しかしルールがある今は、撃ち殺してしまえばミルフィオーレの負けとなる。
ゆえに蜜柑は山本に抱えられながら、空中で問いかけた。
「わ、悪ぃ…けど爆発が……」
「回避出来たわ、馬鹿にしてるの?」
「違ぇって!何つーか、その…」
近くのビルの屋上に蜜柑を下ろし、山本は言った。
「あんたは、見ちゃいけないような気がして……」
眉を下げる山本に、蜜柑は一瞬言葉を詰まらせる。
「……似ていたから、確認すべきだと思ったの。彼の末路を。」
「けどよ、」
「似ている存在がどう扱われるか知ろうと思うのは…おかしい?」
『だから…わざわざ幻覚空間まで作って、あたしを足止めしたの?』
「檸檬っ!」
「…予想より早かったわね。」
何処からともなく表れたのは、ピグを退け幻覚空間から脱出した檸檬とセレネだった。
「……ピグ、」
「キィィ…」
溜め息をついてから蜜柑がピグを呼ぶと、檸檬の後ろからやって来たピグが小さく鳴いた。
ダメージを負っているらしく、元の小さいサイズに戻っている。
「完全に壊さなかったのね…やっぱり姉さんは手緩いわ。」
『そこまで非情じゃないもの。』
檸檬と蜜柑が再び対峙する中、
ボンゴレの無線には“幻騎士の炎反応が完全に消えた”というスパナからの知らせが入る。

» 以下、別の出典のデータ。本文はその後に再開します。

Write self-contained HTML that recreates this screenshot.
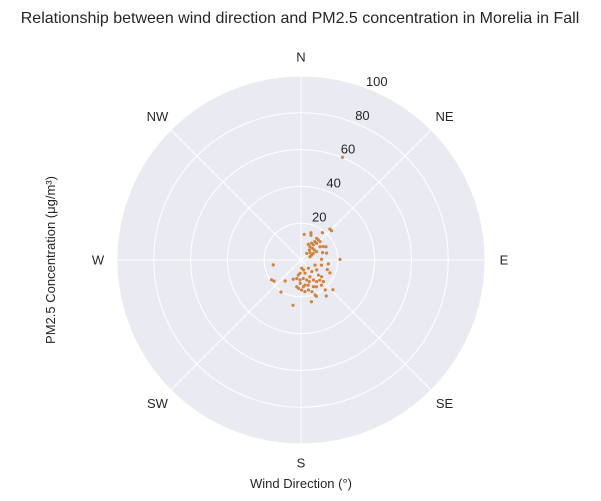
<!DOCTYPE html>
<html><head><meta charset="utf-8"><style>
body{margin:0;background:#fff;}
svg{display:block;font-family:"Liberation Sans","DejaVu Sans",sans-serif;}
</style></head><body>
<svg id="chart" width="601" height="501">
<text x="300" y="23" text-anchor="middle" font-size="16" fill="#262626">Relationship between wind direction and PM2.5 concentration in Morelia in Fall</text>
<text transform="translate(55,260) rotate(-90)" text-anchor="middle" font-size="13" fill="#262626">PM2.5 Concentration (μg/m³)</text>
<text x="301" y="488" text-anchor="middle" font-size="13" fill="#262626">Wind Direction (°)</text>
<g id="plot"></g>
</svg>
<script>
const dirLabels=["N","NE","E","SE","S","SW","W","NW"];
const rTicks=[20,40,60,80,100];
const rMax=100;
const windDir=[7,20,22,38,43,46,36,41,37,32,25,39,43,46,34,45,40,53,62,55,59,62,71,75,41,51,62,65,70,88,89,260,236,232,217,212,190,202,189,182,175,166,163,184,138,137,110,104,98,110,114,122,131,137,144,148,152,164,173,183,185,179,173,166,161,155,150,141,141,145,133,158,157,166,171,164,190,129,134,159,193,175,22];
const pm25=[14.0,15.8,14.5,18.9,23.0,23.0,14.5,14.4,12.5,10.8,9.4,10.6,12.4,14.4,8.7,8.9,7.1,9.0,9.6,12.6,14.1,15.4,12.4,14.4,4.7,6.3,7.6,6.4,5.2,11.2,21.2,15.3,19.3,18.6,14.3,20.5,25.0,11.3,14.7,12.7,4.5,5.6,7.5,7.2,6.0,8.6,8.1,11.5,15.0,15.2,17.2,10.1,12.5,15.0,14.5,12.8,10.3,11.3,10.1,10.9,15.5,16.3,17.3,16.8,18.2,16.0,16.8,17.6,20.9,23.9,23.7,20.5,21.4,23.4,13.8,14.2,8.3,14.4,16.9,12.6,10.3,14.6,60.2];
const cx=301,cy=260,R=184;
const NS="http://www.w3.org/2000/svg";
const g=document.getElementById('plot');
function rad(v){return v/rMax*R;}
function pos(deg,r){const a=deg*Math.PI/180;return [cx+r*Math.sin(a),cy-r*Math.cos(a)];}
function mk(t,attrs){const e=document.createElementNS(NS,t);for(const k in attrs)e.setAttribute(k,attrs[k]);g.appendChild(e);return e;}
let bg=mk('circle',{cx:cx,cy:cy,r:R,fill:'#eaeaf2'});


rTicks.forEach(v=>{
 const c=mk('circle',{cx:cx,cy:cy,r:rad(v),fill:'none',stroke:'#fff','stroke-width':1});
 
 
});
dirLabels.forEach((l,i)=>{
 const p=pos(i*45,R);
 const ln=mk('line',{x1:cx,y1:cy,x2:p[0],y2:p[1],stroke:'#fff','stroke-width':1});
 
 
 const q=pos(i*45,R+19);
 const t=mk('text',{x:q[0],y:q[1]+4.5,'text-anchor':'middle','font-size':13,fill:'#262626'});
 t.textContent=l;
 
 
});
rTicks.forEach(v=>{
 const q=pos(23,rad(v)+10);
 const t=mk('text',{x:q[0],y:q[1]+4.5,'text-anchor':'middle','font-size':13,fill:'#262626'});
 t.textContent=v;
 
 
});
windDir.forEach((d,i)=>{
 const p=pos(d,rad(pm25[i]));
 const c=mk('circle',{cx:p[0],cy:p[1],r:1.6,fill:'#cf8440'});
 
 
});
</script>
</body></html>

白蘭が自分のファミリーの人間を消したという事実に、呆然とするツナ。
-「これが…僕達が戦っているミルフィオーレの……白蘭サンの正体だ…」
「……勝とう。」
入江が言った後、ツナの静かな決意が無線を通じて皆に伝わる。
「世界のためとか…73とか言われてもピンと来なかったけど……白蘭がみんなを酷い目に遭わせてるのは間違いないんだ!!」
-「…綱吉君……よし!!一気に畳みかけよう!!標的を先に倒しさえすれば勝ちなんだ!!」
幻騎士とトリカブトを倒した今、有利なのは確実にボンゴレ。
-「獄寺君は守備を続行してくれ!!綱吉君と山本君で一気に空中から敵標的を撃破する!!」
「「「おお!!」」」
バイクから降り、ハイパー化して飛んでいくツナ。
ナビが示す、敵標的のいる地点へと。
「んじゃ、行ってくるぜ!」
『うん、朗報待ってるよ♪』
「おう!そっちも負けんなよ!」
『もちろんっ!』
山本も檸檬とわかれ、デイジーの元へ向かった。
ズガガガンッ、
「ガアアーッ!!」
蜜柑はピグに数発撃ちこみ、再び巨大化させる。
しかし檸檬は戦闘態勢にならず、蜜柑に話しかけた。
『さっき言ってたよね?存在意義を考えてるって。』
「とりあえず今の存在意義は……姉さんを殺すことよ。」
『だからあたしを殺して……“その後の”存在意義を確かめたい…ってことだよね。』
「分かってるなら、大人しく殺されなさいよ。」
『……ごめんね蜜柑…それだけは、出来ない……。』
檸檬はナイフを握り直して、深呼吸を1つ。
『あたしは今、蜜柑に感情を取り戻して貰いたくて…ココにいる。話し合いたいと思ってる。』
「数値化できない無常なものに、興味はないわ。」
『蜜柑が自分の心で、あたしを憎んで殺そうと思うならそれで構わない!感情を持ってなお、白蘭に尽くしたいと思うなら、その時はちゃんと戦う!!だからっ…』
「うるさい!」
蜜柑の二丁拳銃から十数発の弾が飛び出す。
それは真っ直ぐ檸檬に向かうが……全て炎は奪われ、弾かれた。